In particular, the Inspector submitted to the General Commissioners that it was not possible to know whether the term loan obtained by the Company from Barclays Bank and guaranteed by Mr Robson had been used wholly for the Company's trade, which was essential if relief was to be claimed under s.253. In the Company's accounts for the year ended 31 st March 1992 the value of work in progress stood at £166,986. This sum was accepted to be the value of the work carried out by the Company to the property owned by Mr Robson at 39/40 Queen Street. All of this work was completed in 1991 and 1992. The Inspector's primary reason for rejecting the claim to relief under s.253 related to the basis upon which this work was done. Mr Mitchell submitted to the General Commissioners that most of the indebtedness on the current account as of 31 st March 1993 related to the work carried out to the Queen Street property in 1991–1992, for which payment had not been made. No invoices were produced in relation to this work and there was no evidence that any profit element would be charged. The Inspector accepted before the General Commissioners that a loan taken to refinance existing borrowings could be a qualifying loan within the meaning of s.253, but only if the loan it replaced had itself been incurred and used wholly for the purposes of the Company's trade. In the present case the Company had financed the work to Mr Robson's property at its own expense, with no apparent agreement for reimbursement at a commercial rate for the work. The original loan had not therefore been used wholly for the purposes of trade and the new term loan was not therefore a qualifying loan.

6

In relation to s.253(4) the Inspector took the position that it was not possible to know from the records kept whether the sums paid to the Company by Mr Robson out of the proceeds of sale of the farm represented the repayment of the director's loan account or were made in satisfaction of a guarantee liability to the bank. No point was taken, however, in front of the General Commissioners that the condition specified in s.253(4)(a) (loan irrecoverable from principal debtor) had not been satisfied.

7

Mr Lloyd in his submissions to the General Commissioners rejected any suggestion that the payment of £151,000 made in reduction of the term loan was repayment of an overdrawn director's loan account. It was, he submitted, paid to Barclays Bank directly out of the proceeds of sale from the farm, which was charged to the bank, in reduction of the Company's loan account, as insisted upon by the bank. The term loan was a "qualifying loan" within the meaning of s.253(1) because the Company had been a trading company in the three years up to 31 st March 1993 and the overdraft had been used to support its business.

8

The facts found by the General Commissioners to be either proved or admitted are set out in paragraph 5 of the Case Stated as follows:

"a. The Appellant disposed of land known as High Yedmandale Farm in Scarborough ("the Farm") in the year 1994/95 and a chargeable gain of £148,590 accrued to him on that disposal.
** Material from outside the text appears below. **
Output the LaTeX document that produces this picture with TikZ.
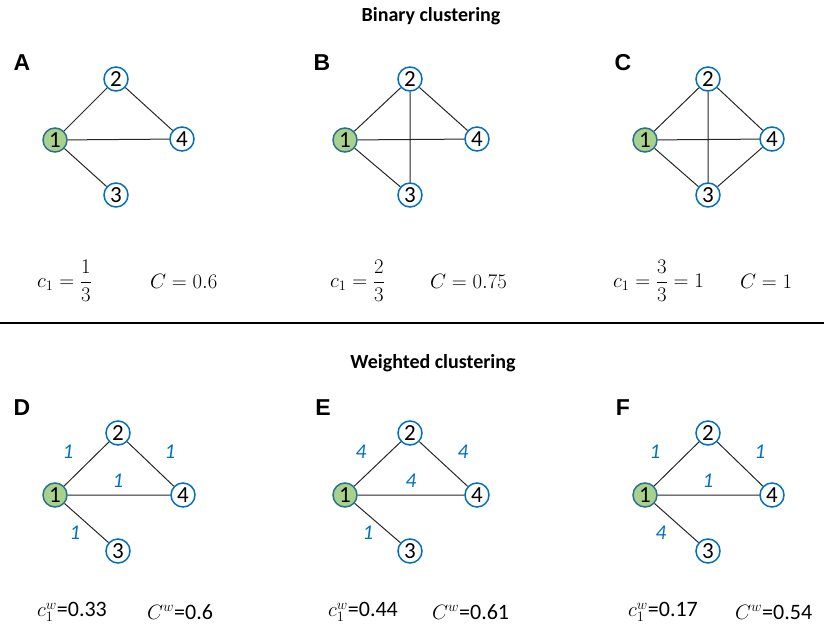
\documentclass[tikz,border=0pt]{standalone}
\usepackage{fontspec}
\setmainfont{Carlito}
\newfontfamily\letterfont{Liberation Sans}
\definecolor{nblue}{RGB}{0,112,192}
\definecolor{ngreen}{RGB}{169,209,142}
\begin{document}
\begin{tikzpicture}[x=1pt,y=-1pt,
 vtx/.style={circle,draw=nblue,line width=1.5pt,fill=white,minimum size=24pt,inner sep=0pt,font=\fontsize{23}{23}\selectfont},
 src/.style={vtx,fill=ngreen,draw=nblue!70!ngreen!80!black},
 edge/.style={line width=1pt,black!85},
 wt/.style={text=nblue,font=\fontsize{21}{21}\selectfont\itshape},
 panel/.style={font=\letterfont\bfseries\fontsize{23}{23}\selectfont},
 title/.style={font=\bfseries\fontsize{20}{20}\selectfont},
 frm/.style={font=\fontsize{21}{24}\selectfont, anchor=west, inner sep=0pt},
 wfrm/.style={font=\fontsize{22}{24}\selectfont, anchor=west, inner sep=0pt}]
\useasboundingbox (0,0) rectangle (824,637);
% titles
\node[title] (t1) at (431,16) {Binary clustering};
\node[title] (t2) at (433,363) {Weighted clustering};
\draw[line width=1.3pt] (0,323) -- (824,323);
% panel letters
\node[panel] (LA) at (22,63) {A};
\node[panel] (LB) at (322,63) {B};
\node[panel] (LC) at (623,63) {C};
\node[panel] (LD) at (22,408) {D};
\node[panel] (LE) at (323,408) {E};
\node[panel] (LF) at (623,408) {F};
% Panel A
\node[src] (a1) at (55,140) {1};
\node[vtx] (a2) at (116,79) {2};
\node[vtx] (a4) at (182,139) {4};
\node[vtx] (a3) at (116,195) {3};
\draw[edge] (a1)--(a2) (a1)--(a4) (a1)--(a3) (a2)--(a4);
% Panel B
\node[src] (b1) at (345,140) {1};
\node[vtx] (b2) at (410,79) {2};
\node[vtx] (b4) at (477,139) {4};
\node[vtx] (b3) at (410,195) {3};
\draw[edge] (b1)--(b2) (b1)--(b4) (b1)--(b3) (b2)--(b4) (b2)--(b3);
% Panel C
\node[src] (c1) at (645,140) {1};
\node[vtx] (c2) at (708,79) {2};
\node[vtx] (c4) at (772,139) {4};
\node[vtx] (c3) at (708,195) {3};
\draw[edge] (c1)--(c2) (c1)--(c4) (c1)--(c3) (c2)--(c4) (c2)--(c3) (c3)--(c4);
% Panel D
\node[src] (d1) at (55,495) {1};
\node[vtx] (d2) at (118,433) {2};
\node[vtx] (d4) at (183,495) {4};
\node[vtx] (d3) at (118,551) {3};
\draw[edge] (d1)--(d2) (d1)--(d4) (d1)--(d3) (d2)--(d4);
\node[wt] (dw12) at (68,452) {1};
\node[wt] (dw24) at (170,452) {1};
\node[wt] (dw14) at (118,481) {1};
\node[wt] (dw13) at (75,533) {1};
% Panel E
\node[src] (e1) at (345,495) {1};
\node[vtx] (e2) at (410,433) {2};
\node[vtx] (e4) at (477,495) {4};
\node[vtx] (e3) at (410,551) {3};
\draw[edge] (e1)--(e2) (e1)--(e4) (e1)--(e3) (e2)--(e4);
\node[wt] (ew12) at (361,452) {4};
\node[wt] (ew24) at (463,452) {4};
\node[wt] (ew14) at (411,481) {4};
\node[wt] (ew13) at (368,533) {1};
% Panel F
\node[src] (f1) at (645,495) {1};
\node[vtx] (f2) at (708,433) {2};
\node[vtx] (f4) at (772,495) {4};
\node[vtx] (f3) at (708,551) {3};
\draw[edge] (f1)--(f2) (f1)--(f4) (f1)--(f3) (f2)--(f4);
\node[wt] (fw12) at (655,452) {1};
\node[wt] (fw24) at (760,452) {1};
\node[wt] (fw14) at (708,481) {1};
\node[wt] (fw13) at (661,533) {4};
% binary formulas
\node[frm] (fa1) at (37,281) {$c_1=\displaystyle\frac{1}{3}$};
\node[frm] (fa2) at (150,281) {$C=0.6$};
\node[frm] (fb1) at (330,281) {$c_1=\displaystyle\frac{2}{3}$};
\node[frm] (fb2) at (430,281) {$C=0.75$};
\node[frm] (fc1) at (613,281) {$c_1=\displaystyle\frac{3}{3}=1$};
\node[frm] (fc2) at (740,281) {$C=1$};
% weighted formulas
\node[wfrm] (fd1) at (37,612) {$c_1^w$=0.33};
\node[wfrm] (fd2) at (147,612) {$C^w$=0.6};
\node[wfrm] (fe1) at (328,612) {$c_1^w$=0.44};
\node[wfrm] (fe2) at (432,612) {$C^w$=0.61};
\node[wfrm] (ff1) at (628,612) {$c_1^w$=0.17};
\node[wfrm] (ff2) at (735,612) {$C^w$=0.54};
\end{tikzpicture}
\end{document}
b. The Appellant was the sole director and shareholder of the Company. On 3 May 1990 a return of allotment of shares in the Company was filed through his accountants showing an allotment of 114,998 (subsequently referred to as 115,000) Ordinary £1 shares for cash consideration. The return did not show that the allotment was wholly or partly other than for cash.

c. The Company was a limited company which began to trade in 1990 mainly in...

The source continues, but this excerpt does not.